Problem description >> In this exercise, return the whole listing exactly, excluding any images.

Material provided >>
════
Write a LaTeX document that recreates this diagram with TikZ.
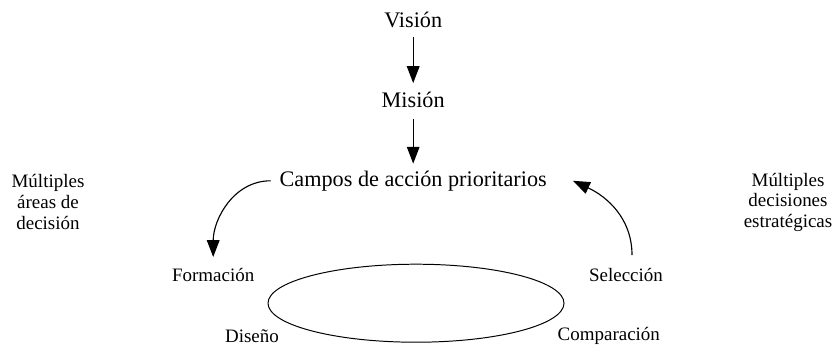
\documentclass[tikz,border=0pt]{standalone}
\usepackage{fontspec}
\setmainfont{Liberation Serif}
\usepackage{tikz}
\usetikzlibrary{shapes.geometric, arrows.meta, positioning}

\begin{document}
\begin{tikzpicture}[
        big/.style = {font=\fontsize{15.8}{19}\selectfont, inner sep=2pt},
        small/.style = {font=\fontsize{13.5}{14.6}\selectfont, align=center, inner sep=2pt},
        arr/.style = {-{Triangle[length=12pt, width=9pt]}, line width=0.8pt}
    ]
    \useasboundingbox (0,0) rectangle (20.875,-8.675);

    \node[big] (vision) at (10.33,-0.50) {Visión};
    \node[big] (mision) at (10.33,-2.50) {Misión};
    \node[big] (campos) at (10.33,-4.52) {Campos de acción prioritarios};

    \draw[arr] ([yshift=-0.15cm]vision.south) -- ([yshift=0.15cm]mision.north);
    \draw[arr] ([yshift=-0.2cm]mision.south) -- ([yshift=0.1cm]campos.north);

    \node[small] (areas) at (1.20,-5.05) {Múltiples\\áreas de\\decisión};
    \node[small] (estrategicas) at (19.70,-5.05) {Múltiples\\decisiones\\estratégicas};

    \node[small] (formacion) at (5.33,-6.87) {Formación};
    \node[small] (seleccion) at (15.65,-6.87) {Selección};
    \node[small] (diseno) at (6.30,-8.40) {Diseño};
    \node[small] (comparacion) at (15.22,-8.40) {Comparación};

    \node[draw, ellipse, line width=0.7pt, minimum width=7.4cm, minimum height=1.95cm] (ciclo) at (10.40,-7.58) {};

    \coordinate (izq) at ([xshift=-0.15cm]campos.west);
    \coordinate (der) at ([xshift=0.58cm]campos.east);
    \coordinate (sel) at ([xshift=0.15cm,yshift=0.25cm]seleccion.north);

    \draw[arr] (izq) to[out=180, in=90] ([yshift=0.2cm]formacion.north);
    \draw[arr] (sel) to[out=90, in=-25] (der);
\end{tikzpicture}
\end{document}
════
Result for this task >>
Write a LaTeX document that recreates this diagram with TikZ.
\documentclass[tikz,border=0pt]{standalone}
\usepackage{fontspec}
\setmainfont{Liberation Serif}
\usepackage{tikz}
\usetikzlibrary{shapes.geometric, arrows.meta, positioning}

\begin{document}
\begin{tikzpicture}[
        big/.style = {font=\fontsize{15.8}{19}\selectfont, inner sep=2pt},
        small/.style = {font=\fontsize{13.5}{14.6}\selectfont, align=center, inner sep=2pt},
        arr/.style = {-{Triangle[length=12pt, width=9pt]}, line width=0.8pt}
    ]
    \useasboundingbox (0,0) rectangle (20.875,-8.675);

    \node[big] (vision) at (10.33,-0.50) {Visión};
    \node[big] (mision) at (10.33,-2.50) {Misión};
    \node[big] (campos) at (10.33,-4.52) {Campos de acción prioritarios};

    \draw[arr] ([yshift=-0.15cm]vision.south) -- ([yshift=0.15cm]mision.north);
    \draw[arr] ([yshift=-0.2cm]mision.south) -- ([yshift=0.1cm]campos.north);

    \node[small] (areas) at (1.20,-5.05) {Múltiples\\áreas de\\decisión};
    \node[small] (estrategicas) at (19.70,-5.05) {Múltiples\\decisiones\\estratégicas};

    \node[small] (formacion) at (5.33,-6.87) {Formación};
    \node[small] (seleccion) at (15.65,-6.87) {Selección};
    \node[small] (diseno) at (6.30,-8.40) {Diseño};
    \node[small] (comparacion) at (15.22,-8.40) {Comparación};

    \node[draw, ellipse, line width=0.7pt, minimum width=7.4cm, minimum height=1.95cm] (ciclo) at (10.40,-7.58) {};

    \coordinate (izq) at ([xshift=-0.15cm]campos.west);
    \coordinate (der) at ([xshift=0.58cm]campos.east);
    \coordinate (sel) at ([xshift=0.15cm,yshift=0.25cm]seleccion.north);

    \draw[arr] (izq) to[out=180, in=90] ([yshift=0.2cm]formacion.north);
    \draw[arr] (sel) to[out=90, in=-25] (der);
\end{tikzpicture}
\end{document}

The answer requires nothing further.